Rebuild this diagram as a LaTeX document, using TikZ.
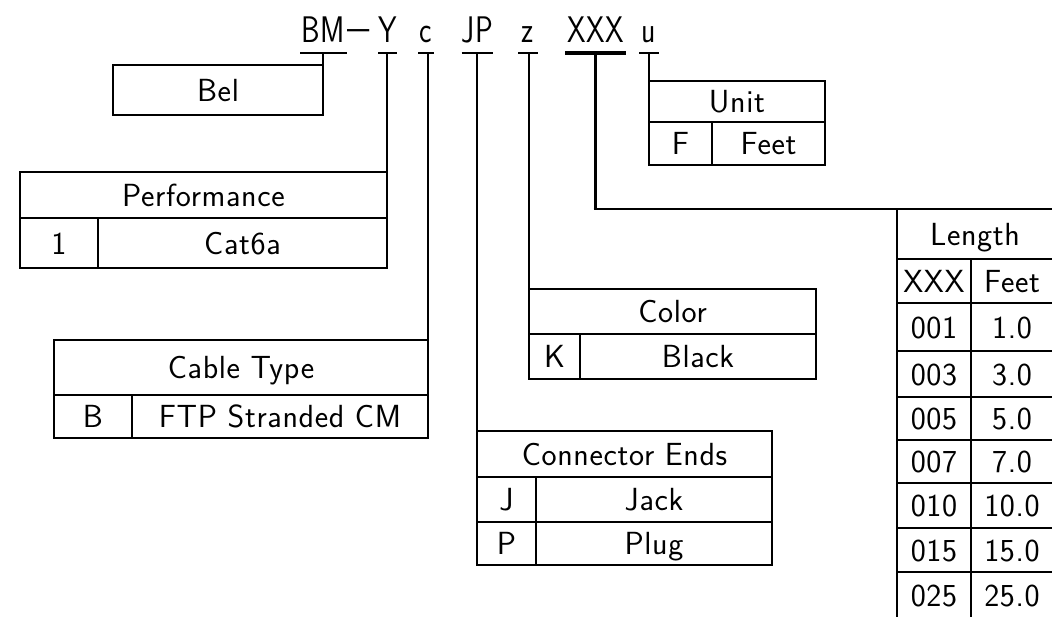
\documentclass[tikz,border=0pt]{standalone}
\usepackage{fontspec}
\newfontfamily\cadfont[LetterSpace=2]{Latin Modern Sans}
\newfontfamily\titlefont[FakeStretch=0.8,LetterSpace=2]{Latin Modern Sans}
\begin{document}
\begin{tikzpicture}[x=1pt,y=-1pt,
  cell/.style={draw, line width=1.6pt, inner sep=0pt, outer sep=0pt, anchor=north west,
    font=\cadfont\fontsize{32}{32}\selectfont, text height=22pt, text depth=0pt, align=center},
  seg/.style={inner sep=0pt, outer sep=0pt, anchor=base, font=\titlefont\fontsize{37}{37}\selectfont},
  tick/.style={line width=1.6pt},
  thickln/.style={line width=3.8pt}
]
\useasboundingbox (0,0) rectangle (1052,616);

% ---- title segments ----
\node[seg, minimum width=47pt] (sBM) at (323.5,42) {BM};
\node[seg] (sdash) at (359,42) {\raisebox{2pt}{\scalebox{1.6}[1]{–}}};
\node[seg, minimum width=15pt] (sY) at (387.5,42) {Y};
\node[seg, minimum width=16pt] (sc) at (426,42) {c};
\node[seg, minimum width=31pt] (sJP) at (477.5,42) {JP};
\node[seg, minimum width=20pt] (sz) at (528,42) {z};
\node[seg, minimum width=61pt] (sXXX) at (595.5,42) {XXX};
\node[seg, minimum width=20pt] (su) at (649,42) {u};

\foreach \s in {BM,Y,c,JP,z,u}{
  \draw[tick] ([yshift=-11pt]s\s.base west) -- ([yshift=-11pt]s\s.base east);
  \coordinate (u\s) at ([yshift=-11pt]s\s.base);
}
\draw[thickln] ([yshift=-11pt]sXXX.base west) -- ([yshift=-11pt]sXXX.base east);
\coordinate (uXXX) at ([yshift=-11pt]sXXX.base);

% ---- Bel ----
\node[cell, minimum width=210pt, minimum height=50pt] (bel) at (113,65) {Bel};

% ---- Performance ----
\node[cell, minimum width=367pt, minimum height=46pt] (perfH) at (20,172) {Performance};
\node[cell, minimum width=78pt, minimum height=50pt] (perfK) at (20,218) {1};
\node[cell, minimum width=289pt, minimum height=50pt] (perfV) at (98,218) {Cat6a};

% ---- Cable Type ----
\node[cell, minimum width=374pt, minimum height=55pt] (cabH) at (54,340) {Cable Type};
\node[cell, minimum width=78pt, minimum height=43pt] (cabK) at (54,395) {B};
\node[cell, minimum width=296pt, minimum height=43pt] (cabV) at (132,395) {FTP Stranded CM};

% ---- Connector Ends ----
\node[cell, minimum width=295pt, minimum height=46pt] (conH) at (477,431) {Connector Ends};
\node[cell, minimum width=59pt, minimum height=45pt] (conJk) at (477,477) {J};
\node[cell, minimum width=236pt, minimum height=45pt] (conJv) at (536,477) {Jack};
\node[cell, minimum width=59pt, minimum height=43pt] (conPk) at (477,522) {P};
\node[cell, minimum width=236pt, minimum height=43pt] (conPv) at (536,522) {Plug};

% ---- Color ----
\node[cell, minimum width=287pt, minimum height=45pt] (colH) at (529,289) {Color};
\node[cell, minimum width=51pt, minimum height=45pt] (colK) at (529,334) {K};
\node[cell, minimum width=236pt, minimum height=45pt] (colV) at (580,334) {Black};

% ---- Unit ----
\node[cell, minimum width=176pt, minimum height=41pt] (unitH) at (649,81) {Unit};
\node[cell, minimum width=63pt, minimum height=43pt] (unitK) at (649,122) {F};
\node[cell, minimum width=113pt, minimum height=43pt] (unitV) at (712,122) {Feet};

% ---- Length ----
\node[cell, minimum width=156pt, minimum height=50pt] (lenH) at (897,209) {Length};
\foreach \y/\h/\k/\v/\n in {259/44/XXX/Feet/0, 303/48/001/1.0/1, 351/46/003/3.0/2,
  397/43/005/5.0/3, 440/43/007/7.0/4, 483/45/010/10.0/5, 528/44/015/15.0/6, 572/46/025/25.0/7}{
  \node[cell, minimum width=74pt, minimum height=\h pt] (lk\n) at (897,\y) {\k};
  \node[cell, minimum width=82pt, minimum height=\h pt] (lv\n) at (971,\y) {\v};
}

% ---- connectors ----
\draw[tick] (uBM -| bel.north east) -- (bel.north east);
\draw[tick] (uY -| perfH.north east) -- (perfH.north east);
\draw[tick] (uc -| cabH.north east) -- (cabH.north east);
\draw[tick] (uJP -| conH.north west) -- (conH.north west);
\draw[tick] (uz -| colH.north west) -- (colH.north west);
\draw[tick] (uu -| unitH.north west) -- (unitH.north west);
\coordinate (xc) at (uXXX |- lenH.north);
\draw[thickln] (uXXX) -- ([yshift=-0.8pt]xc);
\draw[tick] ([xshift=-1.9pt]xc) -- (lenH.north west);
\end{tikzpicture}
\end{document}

## GOAL:
Give an exact reproduction of every line, leaving out any picture.

## RESPONSE FOR THIS EXERCISE:
Rebuild this diagram as a LaTeX document, using TikZ.
\documentclass[tikz,border=0pt]{standalone}
\usepackage{fontspec}
\newfontfamily\cadfont[LetterSpace=2]{Latin Modern Sans}
\newfontfamily\titlefont[FakeStretch=0.8,LetterSpace=2]{Latin Modern Sans}
\begin{document}
\begin{tikzpicture}[x=1pt,y=-1pt,
  cell/.style={draw, line width=1.6pt, inner sep=0pt, outer sep=0pt, anchor=north west,
    font=\cadfont\fontsize{32}{32}\selectfont, text height=22pt, text depth=0pt, align=center},
  seg/.style={inner sep=0pt, outer sep=0pt, anchor=base, font=\titlefont\fontsize{37}{37}\selectfont},
  tick/.style={line width=1.6pt},
  thickln/.style={line width=3.8pt}
]
\useasboundingbox (0,0) rectangle (1052,616);

% ---- title segments ----
\node[seg, minimum width=47pt] (sBM) at (323.5,42) {BM};
\node[seg] (sdash) at (359,42) {\raisebox{2pt}{\scalebox{1.6}[1]{–}}};
\node[seg, minimum width=15pt] (sY) at (387.5,42) {Y};
\node[seg, minimum width=16pt] (sc) at (426,42) {c};
\node[seg, minimum width=31pt] (sJP) at (477.5,42) {JP};
\node[seg, minimum width=20pt] (sz) at (528,42) {z};
\node[seg, minimum width=61pt] (sXXX) at (595.5,42) {XXX};
\node[seg, minimum width=20pt] (su) at (649,42) {u};

\foreach \s in {BM,Y,c,JP,z,u}{
  \draw[tick] ([yshift=-11pt]s\s.base west) -- ([yshift=-11pt]s\s.base east);
  \coordinate (u\s) at ([yshift=-11pt]s\s.base);
}
\draw[thickln] ([yshift=-11pt]sXXX.base west) -- ([yshift=-11pt]sXXX.base east);
\coordinate (uXXX) at ([yshift=-11pt]sXXX.base);

% ---- Bel ----
\node[cell, minimum width=210pt, minimum height=50pt] (bel) at (113,65) {Bel};

% ---- Performance ----
\node[cell, minimum width=367pt, minimum height=46pt] (perfH) at (20,172) {Performance};
\node[cell, minimum width=78pt, minimum height=50pt] (perfK) at (20,218) {1};
\node[cell, minimum width=289pt, minimum height=50pt] (perfV) at (98,218) {Cat6a};

% ---- Cable Type ----
\node[cell, minimum width=374pt, minimum height=55pt] (cabH) at (54,340) {Cable Type};
\node[cell, minimum width=78pt, minimum height=43pt] (cabK) at (54,395) {B};
\node[cell, minimum width=296pt, minimum height=43pt] (cabV) at (132,395) {FTP Stranded CM};

% ---- Connector Ends ----
\node[cell, minimum width=295pt, minimum height=46pt] (conH) at (477,431) {Connector Ends};
\node[cell, minimum width=59pt, minimum height=45pt] (conJk) at (477,477) {J};
\node[cell, minimum width=236pt, minimum height=45pt] (conJv) at (536,477) {Jack};
\node[cell, minimum width=59pt, minimum height=43pt] (conPk) at (477,522) {P};
\node[cell, minimum width=236pt, minimum height=43pt] (conPv) at (536,522) {Plug};

% ---- Color ----
\node[cell, minimum width=287pt, minimum height=45pt] (colH) at (529,289) {Color};
\node[cell, minimum width=51pt, minimum height=45pt] (colK) at (529,334) {K};
\node[cell, minimum width=236pt, minimum height=45pt] (colV) at (580,334) {Black};

% ---- Unit ----
\node[cell, minimum width=176pt, minimum height=41pt] (unitH) at (649,81) {Unit};
\node[cell, minimum width=63pt, minimum height=43pt] (unitK) at (649,122) {F};
\node[cell, minimum width=113pt, minimum height=43pt] (unitV) at (712,122) {Feet};

% ---- Length ----
\node[cell, minimum width=156pt, minimum height=50pt] (lenH) at (897,209) {Length};
\foreach \y/\h/\k/\v/\n in {259/44/XXX/Feet/0, 303/48/001/1.0/1, 351/46/003/3.0/2,
  397/43/005/5.0/3, 440/43/007/7.0/4, 483/45/010/10.0/5, 528/44/015/15.0/6, 572/46/025/25.0/7}{
  \node[cell, minimum width=74pt, minimum height=\h pt] (lk\n) at (897,\y) {\k};
  \node[cell, minimum width=82pt, minimum height=\h pt] (lv\n) at (971,\y) {\v};
}

% ---- connectors ----
\draw[tick] (uBM -| bel.north east) -- (bel.north east);
\draw[tick] (uY -| perfH.north east) -- (perfH.north east);
\draw[tick] (uc -| cabH.north east) -- (cabH.north east);
\draw[tick] (uJP -| conH.north west) -- (conH.north west);
\draw[tick] (uz -| colH.north west) -- (colH.north west);
\draw[tick] (uu -| unitH.north west) -- (unitH.north west);
\coordinate (xc) at (uXXX |- lenH.north);
\draw[thickln] (uXXX) -- ([yshift=-0.8pt]xc);
\draw[tick] ([xshift=-1.9pt]xc) -- (lenH.north west);
\end{tikzpicture}
\end{document}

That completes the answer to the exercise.